A petition demanding the deportation of pop icon Justin Bieber has found no real comment from the White House. The official statement from the White House was instead intended to inform the petitioners that the issue was actually beyond the concerns of the White House. Issued on April 18, the statement literally said “sorry to disappoint” and sided with the 20-year old singer.
The petition seeking that Bieber be deported as well as his Green Card be revoked, found support from over a 100,000 people who signed the petition. Kicking up huge media attention, the petitioners demanded that the native Canadian singer leave the United States after he was arrested in January 2014 in Miami. The singer was charged with Driving Under Influence (DUI).
The petitioners felt that Bieber was misrepresenting them in the world pop culture arena. Accusing Bieber of being a reckless, dangerous, drug abusive and destructive, they demanded that he be deported from the U.S. and that his green card be revoked. The petitioners did not stop there: They dubbed Bieber not just a threat to the safety of the people of the U.S, but also a bad example for the youth. The petition wound up with a demand to remove him from their society.
The statement coming out from the White House clearly washed its hands off the issue: It said that since there were “other” federal agencies that could comment on Bieber’s case, they were going to leave it to those agencies. Citing the terms of participation of We the People, it pointed out that the White House may refuse to comment on certain matters like law enforcement, adjudicatory, procurement or other similar issues that fall within the jurisdiction of federal agencies or departments. Simply put, the White House had no comment on Justin Bieber’s deportation.
However, the White House statement continued saying they were happy to see that the petitioners cared about the issues in immigration. Labeling the current system as “broken,” the statement said that a number of employees tricked the system by employing workers without the right documentation. According to the statement, there are an estimated 11 million people who do earn their living through under-the-table payments.
Acknowledging that this state-of-affairs was not the route to a healthy U.S. economy, the White House statement felt that an immigration reform powered by common sense was the answer to leveling the field for everyone. It felt that this was not just morally correct, but also the best thing for the country.
Immigration reform has been predicted by independent economists to further the U.S. economy. They feel that over the next 20 years, the reforms would reduce the country’s deficits by nearly one trillion dollars: The statement trains the focus back onto Bieber by comparing that figure to 100 billion copies of Bieber’s debut album or 12.5 billion concert tickets.

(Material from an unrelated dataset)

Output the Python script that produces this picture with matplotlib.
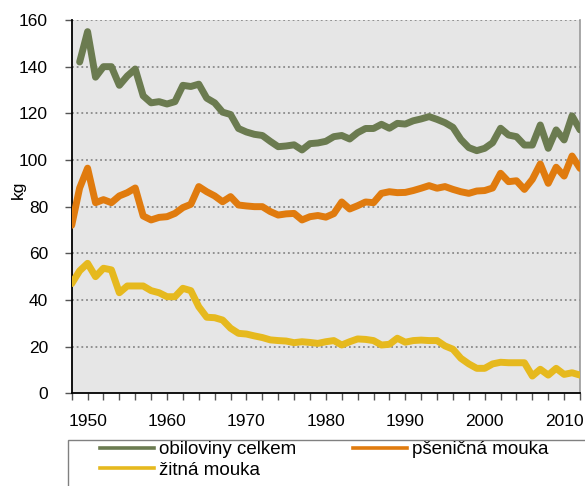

It’s not just the White House that had nothing to comment over the petition to deport Justin Bieber: Neither the singer nor his music schedule seem to have taken a set-back with all the attention the petition has garnered over the past four months. He is back in the studio recording; he was seen cozying up to Selena Gomez at Coachella just a few days ago, when he also took to the stage for a surprise performance with Chance The Rapper.